Some people have noticed that Chris and I do not show our daughter’s face on any social media. This is a conscious decision and one that we discuss and re-evaluate regularly. This is a choice that is right for us right now. We may change our minds in the future. We may not. And we definitely do not have any ill feelings towards parents who chose to have their children present online. We have always been hesitant about giving reasons for this decision because we don’t want to look like hypocrites if there is a time that we change our minds and choose to show her face online. But that is the great thing about being parents. We are in charge. We are learning and figuring it out as we go along. So, in that spirit, here are some of the reasons why we are not currently showing LC’s face on social media:
Safety: I am a mom. I worry about my kid. I worry about the permanence of the internet. About information that cannot be taken back. It scares me the idea of having some guy that I haven’t talked to since middle school knowing information about my child. I have Instagram friends that I know in a very limited capacity who share information about their child that I feel strange about knowing. These are children that I do not know and I have never met before and yet I could pick them out of a lineup of 100 other children and know their favorite snacks and what they like to watch on TV. Now these parents probably do a better job than I do of filtering out who follows them on social sites. I hope to wait until I know that LC is responsible enough to be smart about the internet before I subject her to it and all the dangers that come with it. Also, I watch way too much Criminal Minds.
Privacy: This is the one that Chris feels very passionately about. Leighton is a baby. But she won’t always be. She will grow up and have feelings and opinions on how she is represented on the internet. She has the right to control what is shared and what is kept private. Right now, she doesn’t have a voice and it is our responsibility as her parents to be that voice for her. She probably won’t want strangers watching a livestream of the first time she uses the big girl potty. She might not want photos documenting her cute little baby butt in the bathtub. She can’t tell us these things. So we have to err on the side of caution.
Mental Heath: I want to show her on social media.

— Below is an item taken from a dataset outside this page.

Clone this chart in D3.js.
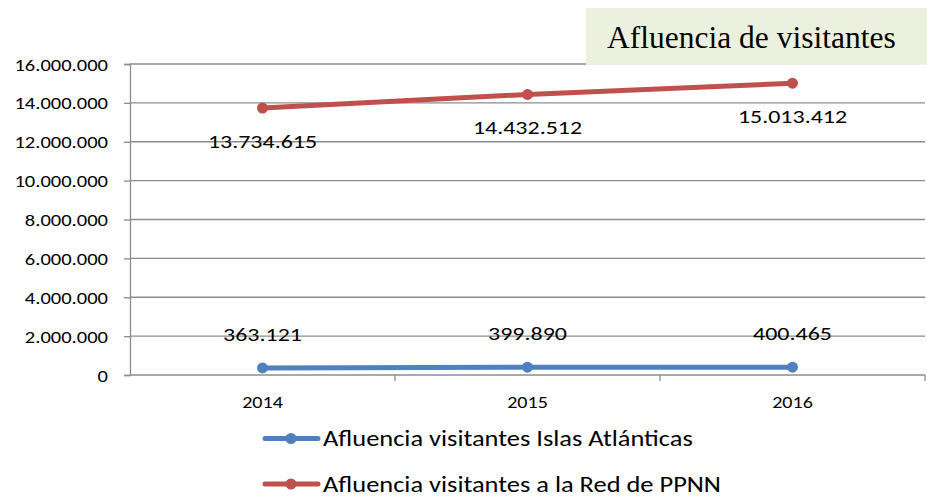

I want to so bad. But when I stop to think about my motivation behind why I want to do so, none of them are healthy. I want to show off my cute baby girl. Because, let me tell you, my girl is CUTE. I want other people to wish they had a baby girl that is as cute as my baby girl. I want to brag about her development and show off the ways that she is more advanced than other babies her age. I choose to not show her face in order to keep me from myself. From my natural tendencies for competition. From my secret, dark pleasure in making other’s covet the perfect online life I have created for myself. I don’t want to go down that rabbit hole. When I stop to think of why I want to show Leighton on my personal account, I cannot think of a single reason that would benefit her, only me. That may change in the future, when I am less of a psycho crazy person. But, then again, maybe not. At least I am aware of the crazy I have inside me and am working every day to grow and be better. I have always worked hard to make sure that I am showing my authentic self on social media and if I showed Leighton at the forefront of my social media presence I don’t think that would continue.

All of this being said, we do have a private Instagram account for family and close friends to see pictures and updates on her development. We do this so that those who are close in spirit but physically far can watch her grow up. Even on this private account, however, we choose to be mindful of the fact that we are posting on behalf of someone else. We don’t speak using her voice in the captions and we try to think “would she be embarrassed for her friends to see this picture when she is 13?” so all naked bath time photos are kept off the internet and instead put into family photo albums at home! For now, we can document LC’s life in pictures for her <100 followers knowing she is safe and we are doing what we feel is best for now.